--- JOB ---
Wherever a line below holds the word "with", copy that line.

--- SUPPLIED MATERIAL ---
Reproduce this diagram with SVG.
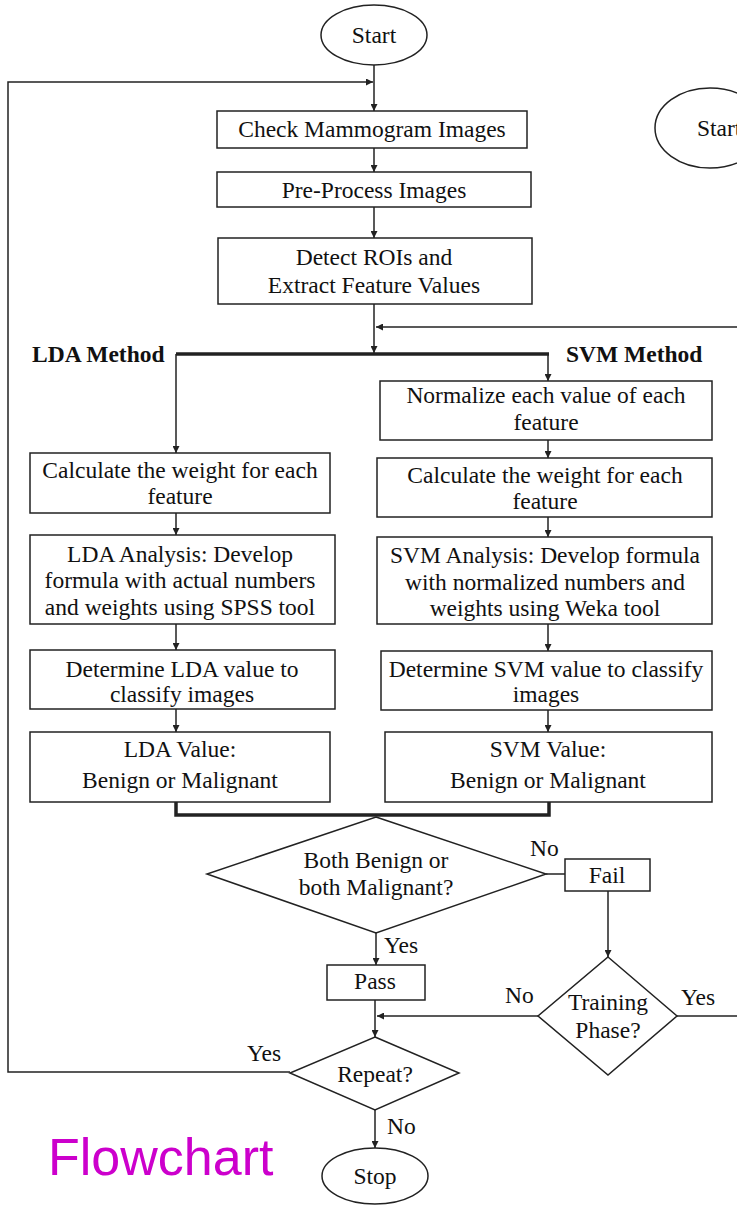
<svg xmlns="http://www.w3.org/2000/svg" width="737" height="1205" viewBox="0 0 737 1205">
  <style>
    .box { fill: #ffffff; stroke: #222222; stroke-width: 1.5; }
    .t { font-family: "Liberation Serif", "Times New Roman", serif; font-size: 23.5px; fill: #111111; text-anchor: middle; }
    .lbl { font-family: "Liberation Serif", "Times New Roman", serif; font-size: 23.5px; fill: #111111; }
    .head { font-family: "Liberation Serif", "Times New Roman", serif; font-size: 23.5px; font-weight: bold; fill: #111111; }
    .ln { fill: none; stroke: #222222; stroke-width: 1.5; }
    .arr { fill: none; stroke: #222222; stroke-width: 1.5; marker-end: url(#ah); }
    .thick { fill: none; stroke: #222222; stroke-width: 3.5; }
  </style>
  <defs>
    <marker id="ah" viewBox="0 0 10 10" refX="10" refY="5" markerWidth="7" markerHeight="7" orient="auto" markerUnits="userSpaceOnUse">
      <path d="M0,0 L10,5 L0,10 z" fill="#222222"/>
    </marker>
  </defs>
  <rect width="737" height="1205" fill="#ffffff"/>

  <!-- connectors -->
  <g id="connectors">
    <line class="arr" x1="374" y1="65" x2="374" y2="111"/>
    <polyline class="arr" points="290,1072 8,1072 8,82 373,82"/>
    <line class="arr" x1="374" y1="148" x2="374" y2="172"/>
    <line class="arr" x1="374" y1="207" x2="374" y2="238"/>
    <line class="arr" x1="374" y1="304" x2="374" y2="353"/>
    <line class="arr" x1="737" y1="327" x2="376" y2="327"/>
    <line class="thick" x1="176" y1="354" x2="549" y2="354"/>
    <line class="arr" x1="176" y1="354" x2="176" y2="453"/>
    <line class="arr" x1="548" y1="354" x2="548" y2="381"/>
    <line class="arr" x1="548" y1="440" x2="548" y2="458"/>
    <line class="arr" x1="176" y1="513" x2="176" y2="535"/>
    <line class="arr" x1="548" y1="517" x2="548" y2="537"/>
    <line class="arr" x1="176" y1="624" x2="176" y2="650"/>
    <line class="arr" x1="548" y1="624" x2="548" y2="651"/>
    <line class="arr" x1="176" y1="709" x2="176" y2="732"/>
    <line class="arr" x1="548" y1="710" x2="548" y2="732"/>
    <polyline class="thick" points="176,802 176,815 549,815 549,802"/>
    <line class="ln" x1="546" y1="874" x2="565" y2="874"/>
    <line class="arr" x1="608" y1="891" x2="608" y2="957"/>
    <line class="arr" x1="376" y1="933" x2="376" y2="965"/>
    <line class="arr" x1="375" y1="1000" x2="375" y2="1037"/>
    <line class="arr" x1="538" y1="1016" x2="377" y2="1016"/>
    <line class="ln" x1="677" y1="1016" x2="737" y2="1016"/>
    <line class="arr" x1="375" y1="1110" x2="375" y2="1148"/>
    <text class="lbl" x="384" y="953">Yes</text>
    <text class="lbl" x="530" y="856">No</text>
    <text class="lbl" x="505" y="1003">No</text>
    <text class="lbl" x="681" y="1005">Yes</text>
    <text class="lbl" x="247" y="1061">Yes</text>
    <text class="lbl" x="387" y="1134">No</text>
  </g>

  <g id="start">
    <ellipse class="box" cx="374" cy="35" rx="53" ry="30"/>
    <text class="t" x="374" y="43">Start</text>
  </g>
  <g id="start2">
    <ellipse class="box" cx="710" cy="128" rx="55" ry="40"/>
    <text class="lbl" x="697" y="136">Start</text>
  </g>
  <g id="check">
    <rect class="box" x="217" y="111" width="310" height="37"/>
    <text class="t" x="372" y="137">Check Mammogram Images</text>
  </g>
  <g id="preprocess">
    <rect class="box" x="217" y="172" width="314" height="35"/>
    <text class="t" x="374" y="198">Pre-Process Images</text>
  </g>
  <g id="detect">
    <rect class="box" x="218" y="238" width="314" height="66"/>
    <text class="t" x="374" y="265">Detect ROIs and</text>
    <text class="t" x="374" y="293">Extract Feature Values</text>
  </g>
  <g id="lda-head">
    <text class="head" x="32" y="362">LDA Method</text>
  </g>
  <g id="svm-head">
    <text class="head" x="566" y="362">SVM Method</text>
  </g>
  <g id="normalize">
    <rect class="box" x="380" y="381" width="332" height="59"/>
    <text class="t" x="546" y="403">Normalize each value of each</text>
    <text class="t" x="546" y="430">feature</text>
  </g>
  <g id="lda-weight">
    <rect class="box" x="30" y="453" width="300" height="60"/>
    <text class="t" x="180" y="478">Calculate the weight for each</text>
    <text class="t" x="180" y="504">feature</text>
  </g>
  <g id="svm-weight">
    <rect class="box" x="377" y="458" width="335" height="59"/>
    <text class="t" x="545" y="483">Calculate the weight for each</text>
    <text class="t" x="545" y="509">feature</text>
  </g>
  <g id="lda-analysis">
    <rect class="box" x="30" y="535" width="305" height="89"/>
    <text class="t" x="180" y="562">LDA Analysis: Develop</text>
    <text class="t" x="180" y="588">formula with actual numbers</text>
    <text class="t" x="180" y="615">and weights using SPSS tool</text>
  </g>
  <g id="svm-analysis">
    <rect class="box" x="377" y="537" width="335" height="87"/>
    <text class="t" x="545" y="563">SVM Analysis: Develop formula</text>
    <text class="t" x="545" y="590">with normalized numbers and</text>
    <text class="t" x="545" y="616">weights using Weka tool</text>
  </g>
  <g id="lda-determine">
    <rect class="box" x="30" y="650" width="305" height="59"/>
    <text class="t" x="182" y="677">Determine LDA value to</text>
    <text class="t" x="182" y="702">classify images</text>
  </g>
  <g id="svm-determine">
    <rect class="box" x="381" y="651" width="331" height="59"/>
    <text class="t" x="546" y="677">Determine SVM value to classify</text>
    <text class="t" x="546" y="702">images</text>
  </g>
  <g id="lda-value">
    <rect class="box" x="30" y="732" width="300" height="70"/>
    <text class="t" x="180" y="757">LDA Value:</text>
    <text class="t" x="180" y="788">Benign or Malignant</text>
  </g>
  <g id="svm-value">
    <rect class="box" x="385" y="732" width="327" height="70"/>
    <text class="t" x="548" y="757">SVM Value:</text>
    <text class="t" x="548" y="788">Benign or Malignant</text>
  </g>
  <g id="agree">
    <polygon class="box" points="376,817 546,874 376,933 207,874"/>
    <text class="t" x="376" y="868">Both Benign or</text>
    <text class="t" x="376" y="895">both Malignant?</text>
  </g>
  <g id="fail">
    <rect class="box" x="565" y="859" width="85" height="32"/>
    <text class="t" x="607" y="883">Fail</text>
  </g>
  <g id="pass">
    <rect class="box" x="327" y="965" width="98" height="35"/>
    <text class="t" x="375" y="989">Pass</text>
  </g>
  <g id="training">
    <polygon class="box" points="608,957 677,1016 608,1075 538,1016"/>
    <text class="t" x="608" y="1010">Training</text>
    <text class="t" x="608" y="1038">Phase?</text>
  </g>
  <g id="repeat">
    <polygon class="box" points="375,1037 459,1073 375,1110 290,1073"/>
    <text class="t" x="375" y="1082">Repeat?</text>
  </g>
  <g id="stop">
    <ellipse class="box" cx="375" cy="1176" rx="53" ry="28"/>
    <text class="t" x="375" y="1184">Stop</text>
  </g>
  <g id="title">
    <text x="48" y="1175" font-family="'Liberation Sans', Arial, sans-serif" font-size="52" fill="#cc00cc">Flowchart</text>
  </g>
</svg>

--- WRITTEN RESPONSE ---
Reproduce this diagram with SVG.
    <text class="t" x="180" y="588">formula with actual numbers</text>
    <text class="t" x="545" y="590">with normalized numbers and</text>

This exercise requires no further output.